Niall Boyce, editor of
The Lancet Psychiatry, noted that the reaction of Mack’s colleagues was decidedly negative, with many puzzled by the fact that someone they considered intelligent, affable, and so eminently reasonable could go down the proverbial rabbit hole. Boyce, however, has tried to understand Mack’s turn more sympathetically than critics, dubbing him “
the psychiatrist who wanted to believe.” “The book [
Abduction],” Boyce argues, “speaks of a man easily touched by others’ emotions—indeed, a man whose perception of others’ emotional sincerity led to a belief in the reality of the experiences they described.” Mack was, therefore, “wrong for the best of reasons, and with the best of intentions.” Mack’s tragic flaw then, according to Boyce, was his failure to effectively navigate the boundaries separating the sympathetic from the critical facets of the therapeutic relationship.
2
Boyce is correct that Mack’s “going native” exposed the tension between, on the one hand, the healer’s desire and need to provide comfort and, on the other, the importance of providing a critical voice and expert counterweight. It could be argued that this tension has only grown more recently as clinicians’ methods have become more firmly tied to scientific data.
That said, the question of just how far “native”—and here I use the term adjectivally, synonymous with the term “indigenous”—one may acceptably go as a professional scholar, teacher, or counselor is hardly unique to psychiatry and psychotherapy.
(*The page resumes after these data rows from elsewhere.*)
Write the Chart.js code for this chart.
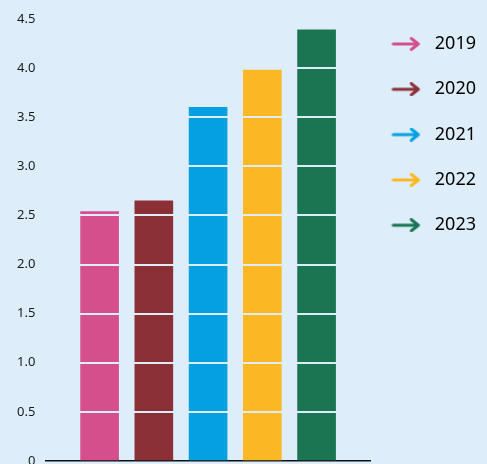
<!DOCTYPE html>
<html>
<head>
<meta charset="utf-8">
<script src="https://cdn.jsdelivr.net/npm/chart.js@4"></script>
<style>
  body { margin: 0; background: #DDEEFA; }
  #wrap { width: 487px; height: 464px; position: relative; }
</style>
</head>
<body>
<div id="wrap"><canvas id="chart"></canvas></div>
<script>
const years = ["2019", "2020", "2021", "2022", "2023"];
const values = [2.54, 2.65, 3.6, 3.98, 4.39];
const colors = ["#D54F8D", "#8C3038", "#05A0E1", "#FBB822", "#1B7452"];
const yTicks = [0, 0.5, 1, 1.5, 2, 2.5, 3, 3.5, 4, 4.5];
const bgColor = "#DDEEFA";

// arrow icon for the legend
const makeArrow = (color) => {
  const c = document.createElement("canvas");
  c.width = 30;
  c.height = 14;
  const g = c.getContext("2d");
  g.strokeStyle = color;
  g.lineWidth = 3;
  g.lineCap = "round";
  g.lineJoin = "round";
  g.beginPath();
  g.moveTo(2, 7);
  g.lineTo(27, 7);
  g.moveTo(20, 1.5);
  g.lineTo(27, 7);
  g.lineTo(20, 12.5);
  g.stroke();
  return c;
};

// empty slot on each side so the axis line runs past the bars
const labels = [""].concat(years, [""]);
const data = [null].concat(values, [null]);
const barColors = ["transparent"].concat(colors, ["transparent"]);

const ctx = document.getElementById("chart").getContext("2d");
new Chart(ctx, {
  type: "bar",
  data: {
    labels: labels,
    datasets: [{
      data: data,
      backgroundColor: barColors,
      borderWidth: 0,
      barThickness: 38,
    }]
  },
  options: {
    responsive: true,
    maintainAspectRatio: false,
    animation: false,
    layout: { padding: { top: 19, bottom: 3, left: 7, right: 1 } },
    scales: {
      x: {
        offset: false,
        grid: { display: false, drawTicks: false },
        ticks: { display: false },
        border: { display: true, color: "#111", width: 1.5 },
      },
      y: {
        min: 0,
        max: 4.5,
        afterFit: (scale) => {
          scale.paddingTop = 0;
          scale.paddingBottom = 0;
        },
        afterBuildTicks: (scale) => {
          scale.ticks = yTicks.map((v) => ({ value: v }));
        },
        border: { display: false },
        grid: {
          z: 1,
          drawTicks: false,
          lineWidth: 2,
          color: (c) => (c.tick && c.tick.value === 0 ? "transparent" : bgColor),
        },
        ticks: {
          padding: 10,
          color: "#1a1a1a",
          font: { family: "Noto Sans", size: 13 },
          callback: (v) => (v === 0 ? "0" : v.toFixed(1)),
        },
      },
    },
    plugins: {
      tooltip: { enabled: false },
      legend: {
        position: "right",
        align: "start",
        labels: {
          usePointStyle: true,
          pointStyleWidth: 39,
          padding: 16,
          textAlign: "left",
          color: "#111",
          font: { family: "Noto Sans", size: 18, lineHeight: "29.3px" },
          generateLabels: () => years.map((y, i) => ({
            text: [y],
            fillStyle: colors[i],
            strokeStyle: colors[i],
            lineWidth: 0,
            pointStyle: makeArrow(colors[i]),
            hidden: false,
            index: i,
            datasetIndex: 0,
          })),
        },
      },
    },
  },
});
</script>
</body>
</html>
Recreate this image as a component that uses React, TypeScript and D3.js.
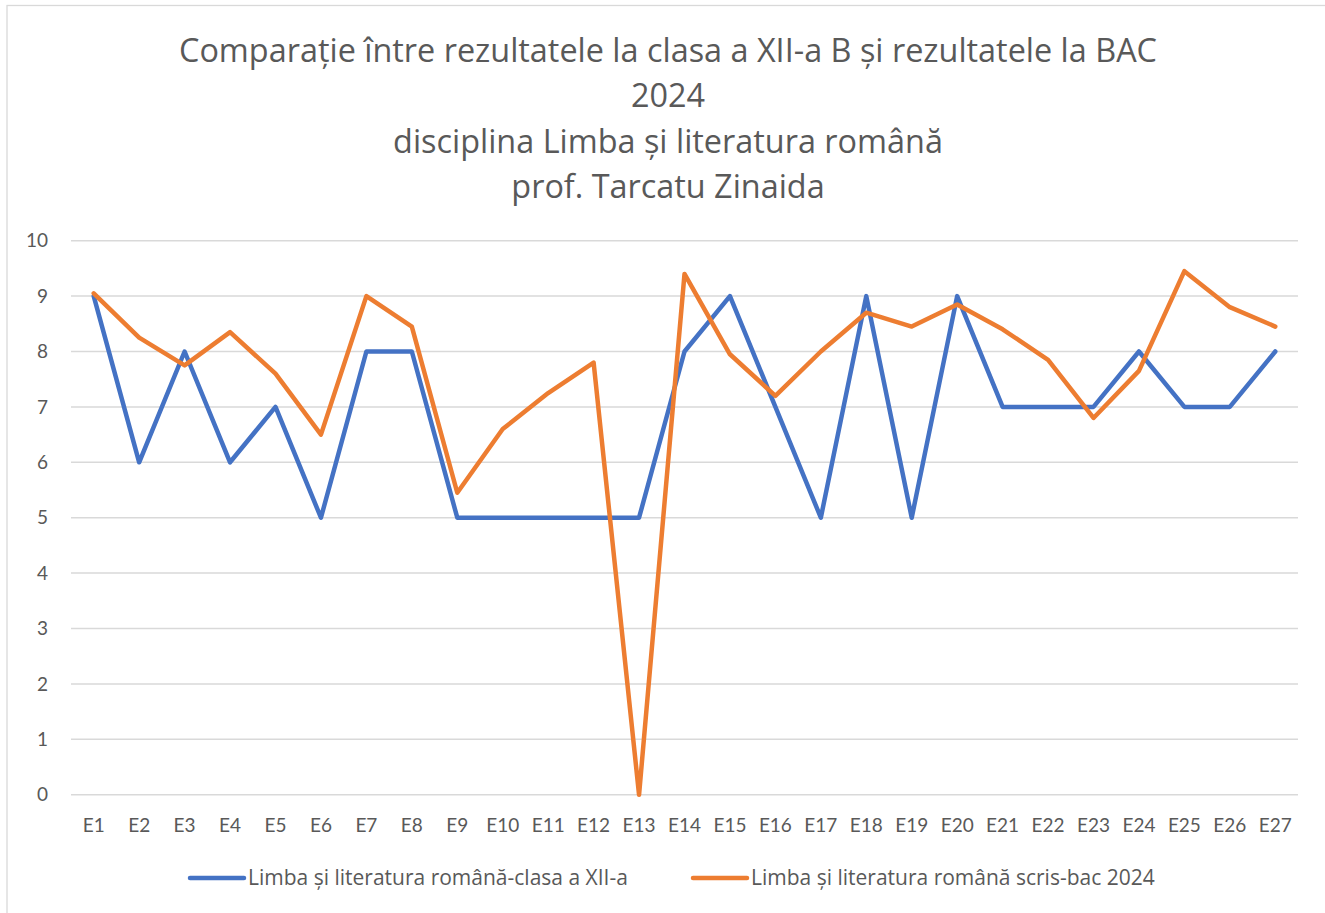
import React, { useEffect, useRef } from "react";
import * as d3 from "d3";

const titleLines = [
  "Comparație între rezultatele la clasa a XII-a B și rezultatele la BAC",
  "2024",
  "disciplina Limba și literatura română",
  "prof. Tarcatu Zinaida",
];

const categories = [
  "E1", "E2", "E3", "E4", "E5", "E6", "E7", "E8", "E9", "E10", "E11", "E12", "E13", "E14",
  "E15", "E16", "E17", "E18", "E19", "E20", "E21", "E22", "E23", "E24", "E25", "E26", "E27",
];

const clasaValues = [9, 6, 8, 6, 7, 5, 8, 8, 5, 5, 5, 5, 5, 8, 9, 7, 5, 9, 5, 9, 7, 7, 7, 8, 7, 7, 8];

const bacValues = [
  9.05, 8.25, 7.75, 8.35, 7.6, 6.5, 9, 8.45, 5.45, 6.6, 7.25, 7.8, 0, 9.4,
  7.95, 7.2, 8, 8.7, 8.45, 8.85, 8.4, 7.85, 6.8, 7.65, 9.45, 8.8, 8.45,
];

const yTicks = [0, 1, 2, 3, 4, 5, 6, 7, 8, 9, 10];

const seriesNames = [
  "Limba și literatura română-clasa a XII-a",
  "Limba și literatura română scris-bac 2024",
];

const colors = ["#4472C4", "#ED7D31"];

const drawChart = (el: SVGSVGElement) => {
  const dims = { width: 1325, height: 913 };
  const plot = { left: 71, right: 1298, top: 240.7, bottom: 794.7 };
  const font = "'Open Sans', sans-serif";
  const axisFont = "Lato, sans-serif";
  const textColor = "#595959";

  const svg = d3.select(el);
  svg.selectAll("*").remove();

  svg.append("rect").attr("width", dims.width).attr("height", dims.height).attr("fill", "#fff");

  // chart area border
  svg
    .append("rect")
    .attr("x", 7)
    .attr("y", 5.5)
    .attr("width", dims.width + 20)
    .attr("height", dims.height + 20)
    .attr("fill", "none")
    .attr("stroke", "#d9d9d9")
    .attr("stroke-width", 1.3);

  // title
  svg
    .append("g")
    .selectAll("text")
    .data(titleLines)
    .enter()
    .append("text")
    .attr("x", 668)
    .attr("y", (d, i) => 62 + i * 45.3)
    .attr("text-anchor", "middle")
    .attr("font-family", font)
    .attr("font-size", 32.4)
    .attr("fill", textColor)
    .text(d => d);

  const x = d3.scaleBand().domain(categories).range([plot.left, plot.right]);
  const y = d3.scaleLinear().domain([0, 10]).range([plot.bottom, plot.top]);
  const cx = (c: string) => (x(c) as number) + x.bandwidth() / 2;

  // gridlines
  svg
    .append("g")
    .selectAll("line")
    .data(yTicks)
    .enter()
    .append("line")
    .attr("x1", plot.left)
    .attr("x2", plot.right)
    .attr("y1", d => y(d))
    .attr("y2", d => y(d))
    .attr("stroke", "#d9d9d9")
    .attr("stroke-width", 1.5);

  // y labels
  svg
    .append("g")
    .selectAll("text")
    .data(yTicks)
    .enter()
    .append("text")
    .attr("x", 48)
    .attr("y", d => y(d))
    .attr("dy", "0.35em")
    .attr("text-anchor", "end")
    .attr("font-family", axisFont)
    .attr("font-size", 19)
    .attr("fill", textColor)
    .text(d => d);

  // x labels
  svg
    .append("g")
    .selectAll("text")
    .data(categories)
    .enter()
    .append("text")
    .attr("x", d => cx(d))
    .attr("y", 832)
    .attr("text-anchor", "middle")
    .attr("font-family", axisFont)
    .attr("font-size", 19)
    .attr("fill", textColor)
    .text(d => d);

  const line = d3
    .line<number>()
    .x((d, i) => cx(categories[i]))
    .y(d => y(d));

  [clasaValues, bacValues].forEach((vals, si) => {
    svg
      .append("path")
      .datum(vals)
      .attr("fill", "none")
      .attr("stroke", colors[si])
      .attr("stroke-width", 4.5)
      .attr("stroke-linejoin", "round")
      .attr("stroke-linecap", "round")
      .attr("d", line);
  });

  // legend
  const legendX = [190, 693];
  const legend = svg
    .append("g")
    .selectAll("g")
    .data(seriesNames)
    .enter()
    .append("g")
    .attr("transform", (d, i) => `translate(${legendX[i]}, 878)`);

  legend
    .append("line")
    .attr("x1", 0)
    .attr("x2", 54)
    .attr("stroke", (d, i) => colors[i])
    .attr("stroke-width", 4.5)
    .attr("stroke-linecap", "round");

  legend
    .append("text")
    .attr("x", 58)
    .attr("dy", "0.35em")
    .attr("font-family", font)
    .attr("font-size", 21)
    .attr("fill", textColor)
    .text(d => d);
};

function App() {
  const ref = useRef<SVGSVGElement>(null);
  useEffect(() => {
    if (ref.current) drawChart(ref.current);
  }, []);
  return (
    <svg
      ref={ref}
      width={1325}
      height={913}
      style={{ position: "absolute", left: 0, top: 0, display: "block" }}
    />
  );
}

export default App;
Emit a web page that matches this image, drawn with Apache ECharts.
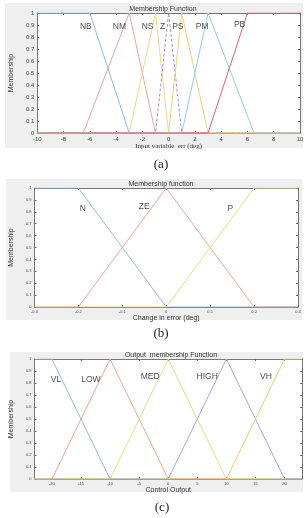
<!DOCTYPE html>
<html>
<head>
<meta charset="utf-8">
<script src="https://cdn.jsdelivr.net/npm/echarts@6/dist/echarts.min.js"></script>
<style>html,body{margin:0;padding:0;background:#fff;}#c{width:307px;height:518px;}</style>
</head>
<body>
<div id="c"></div>
<script>
// ---------- Panel (a): input "err" ----------
const errRange = [-10, 10];
const errTicks = [-10, -8, -6, -4, -2, 0, 2, 4, 6, 8, 10];
const errNames = ['NB', 'NM', 'NS', 'Z', 'PS', 'PM', 'PB'];
const errParams = [[-10, -10, -6, -3], [-6.5, -3, -1], [-3, -1, 0], [-1, 0, 1], [0, 1, 3], [1, 3, 6.5], [3, 6, 10, 10]];
const errLabelX = [-6.3, -3.75, -1.6, -0.45, 0.7, 2.55, 5.4];
const errLabelY = [0.89, 0.89, 0.89, 0.89, 0.89, 0.89, 0.9];
const errColors = ['#93bcdd', '#eea597', '#eed88c', '#a58ec6', '#ebd07e', '#92cde4', '#db6478'];

// ---------- Panel (b): change in error ----------
const derrRange = [-0.3, 0.3];
const derrTicks = [-0.3, -0.2, -0.1, 0, 0.1, 0.2, 0.3];
const derrNames = ['N', 'ZE', 'P'];
const derrParams = [[-0.3, -0.3, -0.2, 0], [-0.2, 0, 0.2], [0, 0.2, 0.3, 0.3]];
const derrLabelX = [-0.19, -0.05, 0.146];
const derrLabelY = [0.83, 0.84, 0.83];
const derrColors = ['#93bcdd', '#eea597', '#eed88c'];

// ---------- Panel (c): output ----------
const outRange = [-23, 23];
const outTicks = [-20, -15, -10, -5, 0, 5, 10, 15, 20];
const outNames = ['VL', 'LOW', 'MED', 'HIGH', 'VH'];
const outParams = [[-23, -23, -20, -10], [-20, -10, 0], [-10, 0, 10], [0, 10, 20], [10, 20, 23, 23]];
const outLabelX = [-19.3, -13.3, -3.1, 6.7, 16.8];
const outLabelY = [0.83, 0.83, 0.85, 0.85, 0.85];
const outColors = ['#93bcdd', '#eea597', '#eed88c', '#9ab0d0', '#efc77e'];

const memTicks = [0, 0.1, 0.2, 0.3, 0.4, 0.5, 0.6, 0.7, 0.8, 0.9, 1];

function mfValue(x, p) {
  let a, b, c, d;
  if (p.length === 3) { a = p[0]; b = p[1]; c = p[1]; d = p[2]; }
  else { a = p[0]; b = p[1]; c = p[2]; d = p[3]; }
  const left = (b === a) ? (x >= a ? 1 : 0) : (x - a) / (b - a);
  const right = (d === c) ? (x <= d ? 1 : 0) : (d - x) / (d - c);
  return Math.max(0, Math.min(1, left, right));
}
function mfPoints(p, range) {
  let xs = [range[0], range[1]].concat(p).filter(v => v >= range[0] && v <= range[1]);
  xs = Array.from(new Set(xs.map(v => +v.toFixed(6)))).sort((u, v) => u - v);
  return xs.map(x => [x, mfValue(x, p)]);
}

const grids = [
  { left: 19, top: 13, width: 281, height: 120 },
  { left: 16, top: 188, width: 282, height: 119 },
  { left: 21, top: 359, width: 281, height: 120 }
];
const panels = [
  { range: errRange, ticks: errTicks, names: errNames, params: errParams, lx: errLabelX, ly: errLabelY, colors: errColors,
    xname: 'Input variable  err (deg)', xfont: 'Liberation Serif', xnameGap: 7, tickFont: 6, dashed: 3 },
  { range: derrRange, ticks: derrTicks, names: derrNames, params: derrParams, lx: derrLabelX, ly: derrLabelY, colors: derrColors,
    xname: 'Change in error (deg)', xfont: 'Liberation Sans', xnameGap: 6, tickFont: 4, dashed: -1 },
  { range: outRange, ticks: outTicks, names: outNames, params: outParams, lx: outLabelX, ly: outLabelY, colors: outColors,
    xname: 'Control Output', xfont: 'Liberation Sans', xnameGap: 5, tickFont: 4, dashed: -1 }
];

const xAxes = [], yAxes = [], series = [];
panels.forEach((pn, i) => {
  const tickStyle = { show: true, inside: true, length: 2, lineStyle: { color: '#666', width: 1 }, customValues: pn.ticks };
  xAxes.push({
    type: 'value', gridIndex: i, position: 'bottom', min: pn.range[0], max: pn.range[1],
    axisLine: { show: true, onZero: false, lineStyle: { color: '#777', width: 1 } },
    axisTick: tickStyle,
    axisLabel: { customValues: pn.ticks, fontSize: pn.tickFont, color: '#444', margin: 3, fontFamily: 'Liberation Sans',
      formatter: v => String(+v.toFixed(2)) },
    splitLine: { show: false },
    name: pn.xname, nameLocation: 'middle', nameGap: pn.xnameGap,
    nameTextStyle: { fontSize: 7, color: '#333', fontFamily: pn.xfont }
  });
  xAxes.push({
    type: 'value', gridIndex: i, position: 'top', min: pn.range[0], max: pn.range[1],
    axisLine: { show: true, onZero: false, lineStyle: { color: '#777', width: 1 } },
    axisTick: tickStyle, axisLabel: { show: false }, splitLine: { show: false }
  });
  const yTick = { show: true, inside: true, length: 2, lineStyle: { color: '#666', width: 1 }, customValues: memTicks };
  yAxes.push({
    type: 'value', gridIndex: i, position: 'left', min: 0, max: 1,
    axisLine: { show: true, onZero: false, lineStyle: { color: '#777', width: 1 } },
    axisTick: yTick,
    axisLabel: { customValues: memTicks, fontSize: pn.tickFont, color: '#444', margin: 3, fontFamily: 'Liberation Sans',
      formatter: v => String(+v.toFixed(1)) },
    splitLine: { show: false },
    name: 'Membership', nameLocation: 'middle', nameGap: i === 2 ? 6 : 9, nameRotate: 90,
    nameTextStyle: { fontSize: 7, color: '#333', fontFamily: 'Liberation Sans' }
  });
  yAxes.push({
    type: 'value', gridIndex: i, position: 'right', min: 0, max: 1,
    axisLine: { show: true, onZero: false, lineStyle: { color: '#777', width: 1 } },
    axisTick: yTick, axisLabel: { show: false }, splitLine: { show: false }
  });
  pn.names.forEach((nm, k) => {
    series.push({
      type: 'line', name: nm, xAxisIndex: 2 * i, yAxisIndex: 2 * i,
      data: mfPoints(pn.params[k], pn.range), symbol: 'none', silent: true, z: 3,
      lineStyle: { color: pn.colors[k], width: 1, type: (k === pn.dashed) ? [3, 2] : 'solid' }
    });
  });
  series.push({
    type: 'scatter', xAxisIndex: 2 * i, yAxisIndex: 2 * i, symbolSize: 0, silent: true, z: 5,
    data: pn.names.map((nm, k) => ({ value: [pn.lx[k], pn.ly[k]], name: nm })),
    label: { show: true, position: 'inside', formatter: p => p.name, fontSize: 8.5, color: '#222',
      fontFamily: 'Liberation Sans' }
  });
});

const chart = echarts.init(document.getElementById('c'), null, { renderer: 'canvas' });
chart.setOption({
  animation: false,
  backgroundColor: '#fff',
  grid: grids.map(g => Object.assign({ show: true, backgroundColor: '#fff', borderWidth: 0 }, g)),
  xAxis: xAxes,
  yAxis: yAxes,
  series: series,
  graphic: [
    { type: 'rect', z: -100, shape: { x: 5, y: 3, width: 298, height: 145 }, style: { fill: '#efefef' } },
    { type: 'rect', z: -100, shape: { x: 6, y: 179, width: 296, height: 141 }, style: { fill: '#efefef' } },
    { type: 'rect', z: -100, shape: { x: 10, y: 352, width: 293, height: 140 }, style: { fill: '#efefef' } },
    { type: 'text', z: 10, x: 163, y: 9, style: { text: 'Membership Function', fontSize: 7, fill: '#333', align: 'center', verticalAlign: 'middle', fontFamily: 'Liberation Sans' } },
    { type: 'text', z: 10, x: 161, y: 184, style: { text: 'Membership function', fontSize: 7, fill: '#333', align: 'center', verticalAlign: 'middle', fontFamily: 'Liberation Sans' } },
    { type: 'text', z: 10, x: 171, y: 355, style: { text: 'Output  membership Function', fontSize: 7, fill: '#333', align: 'center', verticalAlign: 'middle', fontFamily: 'Liberation Sans' } },
    { type: 'text', x: 161, y: 165, style: { text: '(a)', fontSize: 13, fill: '#222', align: 'center', verticalAlign: 'middle', fontFamily: 'Liberation Serif' } },
    { type: 'text', x: 161, y: 334, style: { text: '(b)', fontSize: 13, fill: '#222', align: 'center', verticalAlign: 'middle', fontFamily: 'Liberation Serif' } },
    { type: 'text', x: 162, y: 508, style: { text: '(c)', fontSize: 13, fill: '#222', align: 'center', verticalAlign: 'middle', fontFamily: 'Liberation Serif' } }
  ]
});
</script>
</body>
</html>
Similar to Mack, for instance, former Temple University Professor of History David Jacobs, after writing a well-received book on the
history of the UFO phenomenon in the US,
3 eventually came to the view that extraterrestrials were in fact kidnapping human beings as part of a plot to breed human-alien hybrids and became a hypnotherapist and advocate for
self-identified abductees.
4
The issue of how far a professional may legitimately go in allying and empathizing with his or her subjects extends well beyond UFOs and aliens. Sociologist Erich Goode, for instance, has chronicled prominent cases—controversially including his own—in which social scientists have had sexual relations with informants.5 And, anthropologists widely rejected the work of Carlos Castaneda, a PhD in anthropology, after he adopted and became a vocal advocate for a form of Yaqui Indian shamanism.6
In fact, especially over the past 2 decades, anthropologists have dedicated significant time and space debating the proper limits of “going native.” Ethnography’s laudable insistence on seeing the world through the eyes of informants has historically led anthropologists to require that researchers live within the communities being studied and to learn and adopt members’ lifestyles.7 Scholars, however, have warned that if taken too far, “engaged anthropology” can help perpetuate stereotypes and trivialize indigenous lifeways and may give the researcher the false impression that he has fully captured the authentic experience of the other.8,9 Rather than attempting to know and represent some imaginary pristine, authentic way of life, critics suggest that anthropologists would be better served aspiring to sincerity—ie, acting in good faith to establish a rapport with their subjects while acknowledging their different respective positions.
Seen from the perspective of anthropology, it is possible to understand Mack’s instance of “going native” along lines that expand on the argument of Niall Boyce. It was not simply that Mack sympathized too deeply with his patients’ suffering. If we take him literally at his word, Mack’s well-intentioned desire to listen sincerely to his patients eventually led him to see in their experiences a form of lost authenticity, one he believed capable and worthy of capturing. His deeply held belief that the modern world was fraught with lethally destructive and self-destructive impulses that might be eradicated by redemptive extraterrestrial intelligences was one shared by a great many of those historically involved in the UFO and alien contact communities.10 His involvement with self-identifying alien abductees, therefore, was about more than the force of his professional concerns about his patients; it was also about the force of his political convictions—convictions he had in common with those he hoped to help.